** start of Supplied data **

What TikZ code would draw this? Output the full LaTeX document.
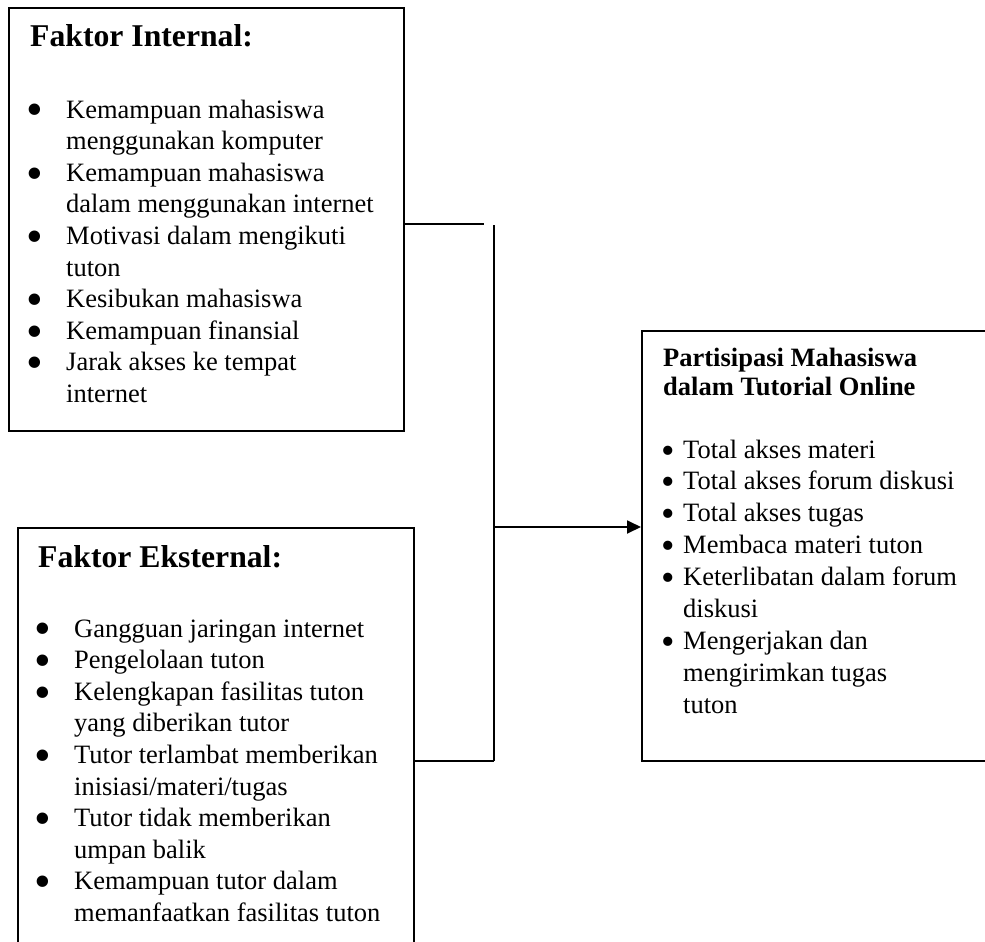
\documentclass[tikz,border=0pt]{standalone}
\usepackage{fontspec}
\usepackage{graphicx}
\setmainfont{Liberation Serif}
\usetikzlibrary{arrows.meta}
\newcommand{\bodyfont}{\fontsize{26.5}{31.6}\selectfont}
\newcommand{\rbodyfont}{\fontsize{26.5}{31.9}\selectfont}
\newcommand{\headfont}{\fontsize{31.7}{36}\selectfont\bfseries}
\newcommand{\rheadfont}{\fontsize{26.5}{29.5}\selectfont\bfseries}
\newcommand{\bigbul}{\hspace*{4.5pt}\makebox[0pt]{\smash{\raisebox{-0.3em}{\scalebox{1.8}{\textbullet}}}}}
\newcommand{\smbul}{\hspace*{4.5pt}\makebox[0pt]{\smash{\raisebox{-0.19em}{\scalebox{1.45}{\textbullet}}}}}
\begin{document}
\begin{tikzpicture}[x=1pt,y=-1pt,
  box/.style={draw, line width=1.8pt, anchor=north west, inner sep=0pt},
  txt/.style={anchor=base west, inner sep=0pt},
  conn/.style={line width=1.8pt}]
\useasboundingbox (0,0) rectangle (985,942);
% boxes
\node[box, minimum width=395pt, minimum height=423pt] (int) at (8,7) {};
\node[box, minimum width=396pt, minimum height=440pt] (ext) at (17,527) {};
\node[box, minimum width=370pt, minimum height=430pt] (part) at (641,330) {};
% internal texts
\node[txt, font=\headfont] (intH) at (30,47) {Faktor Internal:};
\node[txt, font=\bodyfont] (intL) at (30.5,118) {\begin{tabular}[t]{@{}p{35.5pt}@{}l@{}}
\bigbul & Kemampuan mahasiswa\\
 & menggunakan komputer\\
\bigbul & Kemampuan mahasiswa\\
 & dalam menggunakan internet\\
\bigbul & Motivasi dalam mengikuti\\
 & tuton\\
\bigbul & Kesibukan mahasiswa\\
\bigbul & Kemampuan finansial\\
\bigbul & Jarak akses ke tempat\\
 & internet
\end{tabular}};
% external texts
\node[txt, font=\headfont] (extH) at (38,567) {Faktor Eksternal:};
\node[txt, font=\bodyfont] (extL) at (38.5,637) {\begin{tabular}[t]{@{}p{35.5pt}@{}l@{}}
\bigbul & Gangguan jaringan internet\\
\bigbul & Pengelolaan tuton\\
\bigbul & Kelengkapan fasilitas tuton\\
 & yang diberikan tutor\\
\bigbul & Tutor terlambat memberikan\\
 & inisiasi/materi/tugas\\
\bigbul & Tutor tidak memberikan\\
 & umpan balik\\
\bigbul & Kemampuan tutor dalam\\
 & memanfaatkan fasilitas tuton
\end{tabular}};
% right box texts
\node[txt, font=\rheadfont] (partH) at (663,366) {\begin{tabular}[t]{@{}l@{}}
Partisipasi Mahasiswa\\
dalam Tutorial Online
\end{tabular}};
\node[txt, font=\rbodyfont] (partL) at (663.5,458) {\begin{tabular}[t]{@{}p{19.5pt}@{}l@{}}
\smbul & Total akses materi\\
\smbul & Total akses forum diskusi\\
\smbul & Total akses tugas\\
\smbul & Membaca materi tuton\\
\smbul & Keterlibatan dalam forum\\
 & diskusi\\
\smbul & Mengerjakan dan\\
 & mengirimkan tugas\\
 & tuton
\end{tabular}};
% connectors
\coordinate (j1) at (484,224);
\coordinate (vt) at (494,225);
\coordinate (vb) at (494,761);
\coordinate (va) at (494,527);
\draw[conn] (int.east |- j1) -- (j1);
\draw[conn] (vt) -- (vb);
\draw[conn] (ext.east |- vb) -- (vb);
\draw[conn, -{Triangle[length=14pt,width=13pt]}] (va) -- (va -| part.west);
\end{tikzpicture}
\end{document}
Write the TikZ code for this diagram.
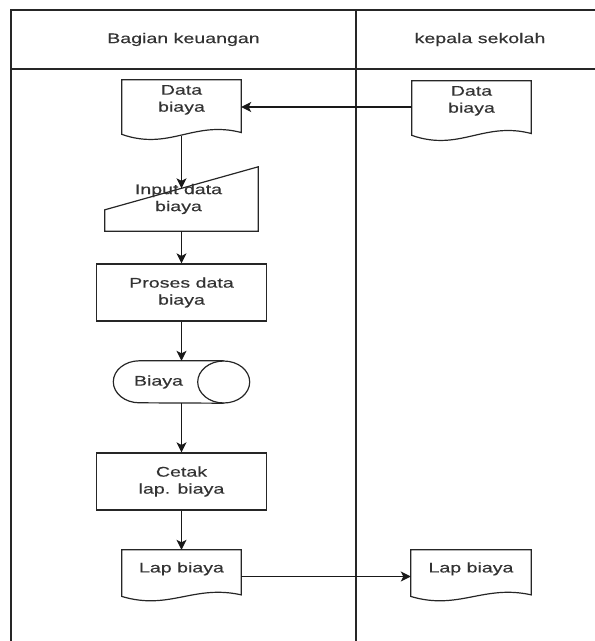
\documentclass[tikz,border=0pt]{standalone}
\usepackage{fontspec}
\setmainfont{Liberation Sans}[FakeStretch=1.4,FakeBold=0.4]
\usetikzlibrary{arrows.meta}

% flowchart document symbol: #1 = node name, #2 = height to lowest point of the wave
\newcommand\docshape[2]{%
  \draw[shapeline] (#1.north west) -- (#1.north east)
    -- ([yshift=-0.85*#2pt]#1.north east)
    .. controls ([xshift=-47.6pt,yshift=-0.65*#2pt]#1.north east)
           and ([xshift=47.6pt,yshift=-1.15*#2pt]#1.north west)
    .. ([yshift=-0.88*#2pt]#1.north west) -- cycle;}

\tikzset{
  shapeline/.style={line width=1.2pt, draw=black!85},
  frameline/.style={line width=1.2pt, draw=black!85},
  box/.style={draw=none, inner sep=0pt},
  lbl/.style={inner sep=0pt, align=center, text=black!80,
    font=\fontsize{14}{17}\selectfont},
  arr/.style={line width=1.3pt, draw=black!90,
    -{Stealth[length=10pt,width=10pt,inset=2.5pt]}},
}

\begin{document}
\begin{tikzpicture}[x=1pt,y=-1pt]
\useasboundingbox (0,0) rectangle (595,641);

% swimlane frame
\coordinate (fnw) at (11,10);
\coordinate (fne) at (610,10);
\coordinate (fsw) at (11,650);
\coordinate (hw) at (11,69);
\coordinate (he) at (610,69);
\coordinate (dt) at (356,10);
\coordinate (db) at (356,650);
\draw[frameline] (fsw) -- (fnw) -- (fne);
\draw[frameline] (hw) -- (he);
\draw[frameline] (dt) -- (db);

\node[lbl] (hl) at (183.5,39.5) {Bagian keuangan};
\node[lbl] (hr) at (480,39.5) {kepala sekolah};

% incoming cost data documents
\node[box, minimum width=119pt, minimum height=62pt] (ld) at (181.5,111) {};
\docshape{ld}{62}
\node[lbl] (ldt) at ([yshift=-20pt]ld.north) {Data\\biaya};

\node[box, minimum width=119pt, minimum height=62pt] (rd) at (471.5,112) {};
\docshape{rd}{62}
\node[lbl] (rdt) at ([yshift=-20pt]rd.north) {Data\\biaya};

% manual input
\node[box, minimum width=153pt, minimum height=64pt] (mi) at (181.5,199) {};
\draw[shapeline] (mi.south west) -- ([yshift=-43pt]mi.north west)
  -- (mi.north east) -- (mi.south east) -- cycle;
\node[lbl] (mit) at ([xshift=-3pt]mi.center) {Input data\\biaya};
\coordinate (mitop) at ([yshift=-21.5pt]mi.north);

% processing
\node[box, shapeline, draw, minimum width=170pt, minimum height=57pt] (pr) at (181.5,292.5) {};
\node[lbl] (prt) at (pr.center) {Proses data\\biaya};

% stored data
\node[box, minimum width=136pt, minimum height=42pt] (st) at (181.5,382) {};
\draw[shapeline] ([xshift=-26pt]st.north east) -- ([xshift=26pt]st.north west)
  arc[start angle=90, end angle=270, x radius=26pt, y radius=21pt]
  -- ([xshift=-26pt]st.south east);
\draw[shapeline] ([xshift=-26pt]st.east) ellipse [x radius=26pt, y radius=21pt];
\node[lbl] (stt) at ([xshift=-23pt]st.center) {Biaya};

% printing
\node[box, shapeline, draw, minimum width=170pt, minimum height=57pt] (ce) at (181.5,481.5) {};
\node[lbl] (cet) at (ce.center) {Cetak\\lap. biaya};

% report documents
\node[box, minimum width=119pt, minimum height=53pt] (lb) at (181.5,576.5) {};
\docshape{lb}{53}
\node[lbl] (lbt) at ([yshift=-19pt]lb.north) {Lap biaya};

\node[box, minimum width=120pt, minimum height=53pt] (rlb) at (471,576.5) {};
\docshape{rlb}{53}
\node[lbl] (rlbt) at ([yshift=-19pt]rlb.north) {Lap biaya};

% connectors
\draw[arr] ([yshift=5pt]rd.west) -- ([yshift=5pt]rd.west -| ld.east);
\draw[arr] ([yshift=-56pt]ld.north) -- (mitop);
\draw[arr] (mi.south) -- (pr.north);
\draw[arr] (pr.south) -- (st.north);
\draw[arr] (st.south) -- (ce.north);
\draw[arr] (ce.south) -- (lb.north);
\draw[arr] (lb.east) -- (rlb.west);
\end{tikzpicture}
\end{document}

** end of Supplied data **
** start of Supplied data **

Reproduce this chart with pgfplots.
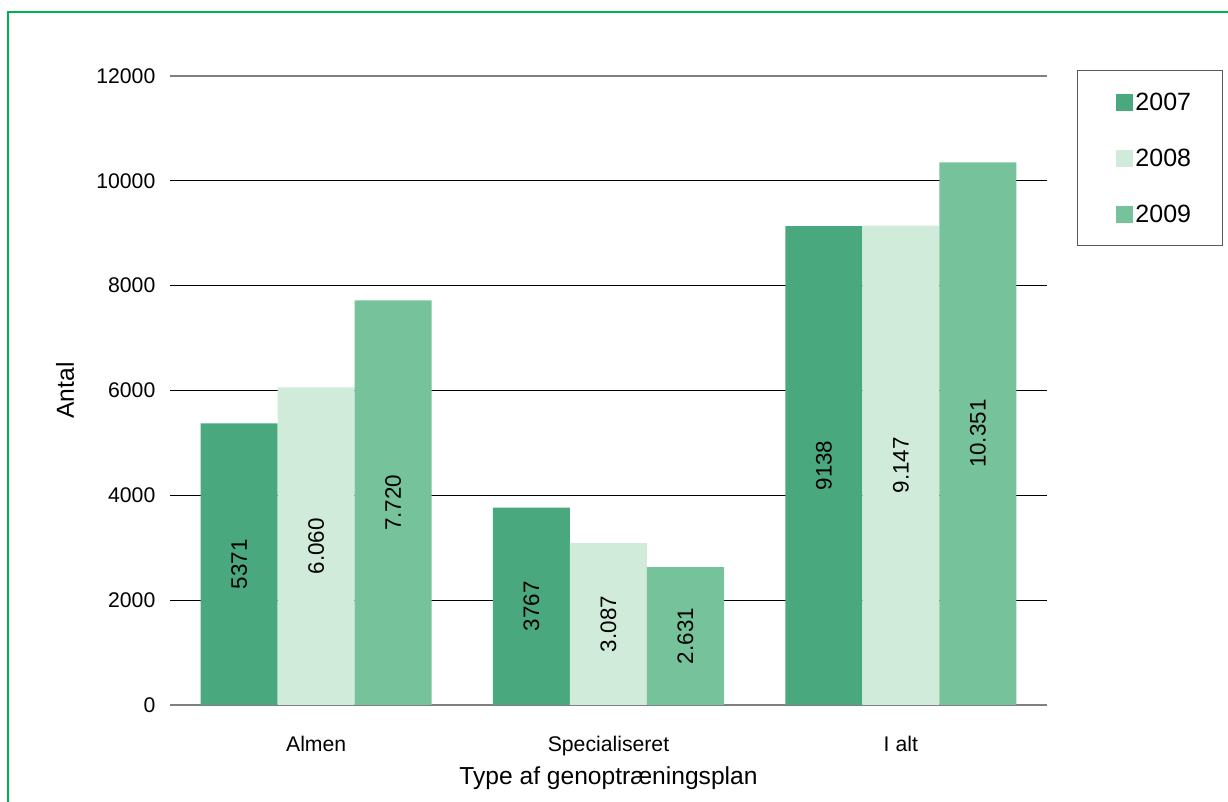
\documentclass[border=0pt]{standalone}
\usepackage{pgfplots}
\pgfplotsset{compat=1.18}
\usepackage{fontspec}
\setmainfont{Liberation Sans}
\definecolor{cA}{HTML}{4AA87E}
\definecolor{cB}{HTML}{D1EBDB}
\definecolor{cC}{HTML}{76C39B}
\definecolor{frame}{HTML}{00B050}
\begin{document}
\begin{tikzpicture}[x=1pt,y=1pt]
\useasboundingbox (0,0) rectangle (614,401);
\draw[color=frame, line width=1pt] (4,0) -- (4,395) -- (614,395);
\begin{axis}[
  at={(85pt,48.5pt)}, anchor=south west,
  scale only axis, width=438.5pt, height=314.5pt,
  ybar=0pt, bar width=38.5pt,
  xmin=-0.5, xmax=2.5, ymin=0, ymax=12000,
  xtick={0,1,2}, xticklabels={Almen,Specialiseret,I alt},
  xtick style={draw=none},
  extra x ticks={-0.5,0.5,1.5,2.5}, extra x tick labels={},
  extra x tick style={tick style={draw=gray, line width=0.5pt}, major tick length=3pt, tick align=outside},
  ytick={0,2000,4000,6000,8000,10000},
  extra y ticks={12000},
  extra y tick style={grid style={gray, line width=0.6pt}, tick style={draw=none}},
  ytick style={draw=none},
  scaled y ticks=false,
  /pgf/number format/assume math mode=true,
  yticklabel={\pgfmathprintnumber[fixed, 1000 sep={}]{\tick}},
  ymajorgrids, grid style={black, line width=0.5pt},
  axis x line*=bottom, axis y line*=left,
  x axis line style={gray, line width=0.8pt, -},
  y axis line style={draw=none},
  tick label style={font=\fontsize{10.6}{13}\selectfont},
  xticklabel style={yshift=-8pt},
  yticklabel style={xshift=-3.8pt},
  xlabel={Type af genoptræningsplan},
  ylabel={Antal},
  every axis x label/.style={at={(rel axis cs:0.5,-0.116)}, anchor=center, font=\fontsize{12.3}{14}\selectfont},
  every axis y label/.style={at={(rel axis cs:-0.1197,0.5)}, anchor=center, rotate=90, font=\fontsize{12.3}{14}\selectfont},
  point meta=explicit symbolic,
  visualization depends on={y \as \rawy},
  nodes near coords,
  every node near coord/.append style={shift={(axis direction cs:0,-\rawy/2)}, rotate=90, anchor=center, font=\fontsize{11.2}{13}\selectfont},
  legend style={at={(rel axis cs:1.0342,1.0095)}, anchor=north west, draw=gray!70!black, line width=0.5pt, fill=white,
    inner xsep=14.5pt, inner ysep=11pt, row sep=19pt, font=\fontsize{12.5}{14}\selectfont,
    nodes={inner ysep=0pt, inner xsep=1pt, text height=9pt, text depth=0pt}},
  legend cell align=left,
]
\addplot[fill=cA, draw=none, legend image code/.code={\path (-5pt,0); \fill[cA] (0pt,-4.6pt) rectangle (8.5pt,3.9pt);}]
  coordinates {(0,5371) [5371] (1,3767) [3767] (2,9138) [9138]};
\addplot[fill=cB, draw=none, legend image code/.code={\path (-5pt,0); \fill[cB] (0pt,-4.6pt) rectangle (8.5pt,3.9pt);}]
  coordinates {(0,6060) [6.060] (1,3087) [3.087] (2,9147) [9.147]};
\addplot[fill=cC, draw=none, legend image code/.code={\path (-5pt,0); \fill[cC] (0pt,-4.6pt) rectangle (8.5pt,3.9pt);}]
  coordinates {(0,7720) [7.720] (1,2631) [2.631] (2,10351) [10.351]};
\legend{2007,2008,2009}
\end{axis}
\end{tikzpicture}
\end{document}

** end of Supplied data **

Using the data above, which lines fall from the one with "Write the TikZ code for this diagram." through the one with "(hr) at (480,39.5)"? Repeat them exactly, ends included, minus any pictures.

→ **Reply to the exercise**
Write the TikZ code for this diagram.
\documentclass[tikz,border=0pt]{standalone}
\usepackage{fontspec}
\setmainfont{Liberation Sans}[FakeStretch=1.4,FakeBold=0.4]
\usetikzlibrary{arrows.meta}

% flowchart document symbol: #1 = node name, #2 = height to lowest point of the wave
\newcommand\docshape[2]{%
  \draw[shapeline] (#1.north west) -- (#1.north east)
    -- ([yshift=-0.85*#2pt]#1.north east)
    .. controls ([xshift=-47.6pt,yshift=-0.65*#2pt]#1.north east)
           and ([xshift=47.6pt,yshift=-1.15*#2pt]#1.north west)
    .. ([yshift=-0.88*#2pt]#1.north west) -- cycle;}

\tikzset{
  shapeline/.style={line width=1.2pt, draw=black!85},
  frameline/.style={line width=1.2pt, draw=black!85},
  box/.style={draw=none, inner sep=0pt},
  lbl/.style={inner sep=0pt, align=center, text=black!80,
    font=\fontsize{14}{17}\selectfont},
  arr/.style={line width=1.3pt, draw=black!90,
    -{Stealth[length=10pt,width=10pt,inset=2.5pt]}},
}

\begin{document}
\begin{tikzpicture}[x=1pt,y=-1pt]
\useasboundingbox (0,0) rectangle (595,641);

% swimlane frame
\coordinate (fnw) at (11,10);
\coordinate (fne) at (610,10);
\coordinate (fsw) at (11,650);
\coordinate (hw) at (11,69);
\coordinate (he) at (610,69);
\coordinate (dt) at (356,10);
\coordinate (db) at (356,650);
\draw[frameline] (fsw) -- (fnw) -- (fne);
\draw[frameline] (hw) -- (he);
\draw[frameline] (dt) -- (db);

\node[lbl] (hl) at (183.5,39.5) {Bagian keuangan};
\node[lbl] (hr) at (480,39.5) {kepala sekolah};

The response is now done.